Risk is Inseparable from Investment

Risk management is extremely important when you start investing, and you need to know how much exactly you have to earn back if you lose and how you can accumulate profit based on risk management plans. Sometimes it is more about how much you lose than how much you make. It is a game where you have to keep your losses under control. For example, when you lose 20% you only need 25% profits to be even again, but when the loss is 50%, it means that you need a 100% profit to catch up again.

Make Your Own Decisions!

Beginners especially tend to rely on inside tips from amateur investors and end up losing. This already indicates that no one can give you the right recipe, but you have to act according to your own analyses. Do not listen to amateur tips since they are statistically more than 80% wrong.
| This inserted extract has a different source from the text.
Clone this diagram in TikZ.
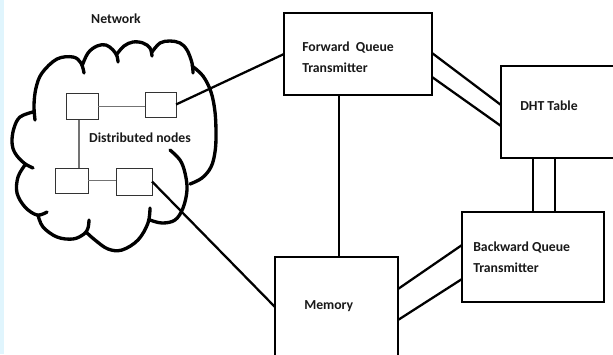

You either get expert advice or decide on your own. Remember, gut feeling decisions should not be an option. Investing is a business, not gambling arena.

Do Not Over-Spend

Many people enter investments carried away by the idea to make large profits. The truth is that investments proportional to how much you make are a far better idea. I that way you will avoid major losses and make some profits. It is not the rich that become rich in the market, but those who show spending responsibility says Rothermel from Rothermel Financial Services.

Auto-investments if you want to maximize the contribution to your saving programs like a retirement plan, you can do automatically by allocating an additional sum from your salary on a regular basis.

The Market Remains Unbeatable

The market will always be one step ahead of you, and you should accept it and invest accordingly. Do not chase hot stocks in the market, but rather try to keep a diversified portfolio or a passive mutual fund. In the long run, this will bring you in more gains than the so risky hot stocks.

Find Your Role Model in the Market

If you started out in the investment market, you probably have heard about different big fish who write their own success story in the market. Perhaps you have found an investor that you look up to. Try to get them to teach you how to trade in the market and reveal you a secret or two on investments. A good mentor can shape your whole investment career.

Long-Term Goals

The market is especially risky for those who expect quick profits and invest on a short-term basis. Well, impatience will not bring you very far, so change your mindset and focus on long-term investments. They are usually safer and give you the time to conduct all the necessary research to develop a plan.

Quality Stocks are What Counts

You have to think about the companies you invest in and their success rate. For example, companies with real estate tend to be rock solid even if the market shakes. The company’s management should also be evaluated. Are they professionals who know how to conduct business and are their shares desirable market assets?

The 20% Rule in the Investment Market

There is a rule of thumb that has proven to be true in most cases. When you own a stock and its value increases or decreases by 20%, it is time to put it back on the market and sell it while time is right. If a stock is over 20% for approximately three weeks, you will be probably fine keeping it for the next two months, but the secret is to sell it sooner which gives you a clear advantage in the market. You can always buy it back when its value drops and repeat the process to gain profits.

Before you start investing, make sure to conduct a thorough research of the market, the stocks, and the price movements in order to know what to expect. Blind investments will only deplete your account balance, so make sure to prepare properly before investing as little as a cent in the market.